Saying that, presented on World Routes: On The Road are some artists not estranged to the global music stage. However, such figures are recorded not in their usual studio surroundings but in more au naturel settings. Malian kora virtuoso Toumani Diabaté, for example, performs the stunning “Musu Maramba” in the living room of one of his Bamako houses. Guitarist Tito Paris plays a truly hypnotic “Mar Azul” in a Cape Verdian hotel – blending a heady mix of traditional mornas and coladeiras with an added twist of the modern sounds of Portugal. In addition, exhiled Iraqi singer Ilham Al Madfai sings an emotional lament to his homeland, “Baghdad”, recorded in a cafe in Jordan. The intimacy of each track introduces world music aficionados to a ‘purer’ dimension of recordings – reflecting to a certain extent the early years of ‘on-the-spot’ audio recording in the early twentieth century. Nevertheless, the recording and post-production skills involved still reflect a high standard in their consideration towards such recorded material.
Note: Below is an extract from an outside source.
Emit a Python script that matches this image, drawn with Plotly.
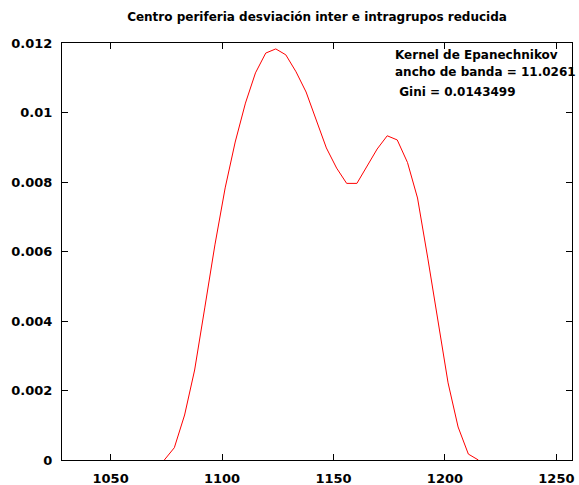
import plotly.graph_objects as go

# Evaluation grid (x) and estimated density (y)
x_vals = [1074.1, 1078.6, 1083.2, 1087.7, 1092.3, 1096.8, 1101.4, 1105.9,
          1110.5, 1115.0, 1119.6, 1124.1, 1128.6, 1133.2, 1137.7, 1142.3,
          1146.8, 1151.4, 1155.9, 1160.5, 1165.0, 1169.6, 1174.1, 1178.6,
          1183.2, 1187.7, 1192.3, 1196.8, 1201.4, 1205.9, 1210.5, 1215.0]
density = [0.0, 0.000354, 0.001295, 0.00259, 0.00440, 0.00619, 0.00783, 0.00915,
           0.01027, 0.01114, 0.01171, 0.01183, 0.01166, 0.01117, 0.01059, 0.00978,
           0.00898, 0.00840, 0.00796, 0.00796, 0.00844, 0.00895, 0.00933, 0.00921,
           0.00856, 0.00754, 0.00581, 0.00397, 0.00222, 0.00095, 0.00017, 0.0]

x_ticks = [1050, 1100, 1150, 1200, 1250]
y_ticks = [0, 0.002, 0.004, 0.006, 0.008, 0.01, 0.012]
y_ticktext = ["0", "0.002", "0.004", "0.006", "0.008", "0.01", "0.012"]

title_text = "<b>Centro periferia desviación inter e intragrupos reducida</b>"
notes = ["Kernel de Epanechnikov", "ancho de banda = 11.0261", " Gini = 0.0143499"]

W, H = 579, 485
L, R, T, B = 62, 7, 43, 25

fig = go.Figure()
fig.add_trace(go.Scatter(x=x_vals, y=density, mode="lines",
                         line=dict(color="#ff0000", width=1), showlegend=False,
                         hoverinfo="skip"))

font = dict(family="DejaVu Sans", size=12, color="black")

fig.update_layout(
    width=W, height=H,
    margin=dict(l=L, r=R, t=T, b=B, autoexpand=False),
    paper_bgcolor="white", plot_bgcolor="white",
    font=font,
    title=dict(text=title_text, x=(L + (W - R)) / 2 / W, xanchor="center",
               y=1 - 17 / H, yanchor="middle",
               font=dict(family="DejaVu Sans", size=12, color="black")),
    xaxis=dict(range=[1028.2, 1257.0], tickvals=x_ticks,
               ticktext=[f"<b>{v}</b>" for v in x_ticks],
               ticks="inside", ticklen=6, tickcolor="black", tickwidth=1,
               showline=True, linecolor="black", linewidth=1, mirror="allticks",
               showgrid=False, zeroline=False, ticklabelstandoff=6,
               automargin=False,
               tickfont=dict(family="DejaVu Sans", size=13, color="black")),
    yaxis=dict(range=[0, 0.012], tickvals=y_ticks,
               ticktext=[f"<b>{t}</b>" for t in y_ticktext],
               ticks="inside", ticklen=6, tickcolor="black", tickwidth=1,
               showline=True, linecolor="black", linewidth=1, mirror="allticks",
               showgrid=False, zeroline=False, ticklabelstandoff=6,
               automargin=False,
               tickfont=dict(family="DejaVu Sans", size=13, color="black")),
)

note_y = [55, 72, 92]
for txt, py in zip(notes, note_y):
    fig.add_annotation(text=f"<b>{txt}</b>", xref="paper", yref="paper",
                       x=(393 - L) / (W - L - R), y=1 - (py - T) / (H - T - B),
                       xanchor="left", yanchor="middle", showarrow=False,
                       font=dict(family="DejaVu Sans", size=12, color="black"))

fig.write_html("out.html")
What particularly stands out as a triumph in World Routes: On The Road is the number of tracks that are relatively unknown. The Watmon Cultural Group – a collective of mainly Northern Ugandans based in Kampala, present an instrumental extravaganza of a variety of thumb pianos as well as lukeme xylophones – all native to their Acholi roots. Another musical bounty worth listening to is “Vale De Jucá” by Brazilian-born Siba E Fuloresta. The origins of this track is neither the urban jungle of Rio or the popular Bahia region, but in fact the Pernambuco area of the North-Eastern coast.

World Routes: On The Road is worth every penny and more. It presents itself as a refreshing change to the already over-ridden selection of over-produced albums that strip the musical essence and soul out of music from around the world. Let’s just hope it won’t take another ten years for the next compilation.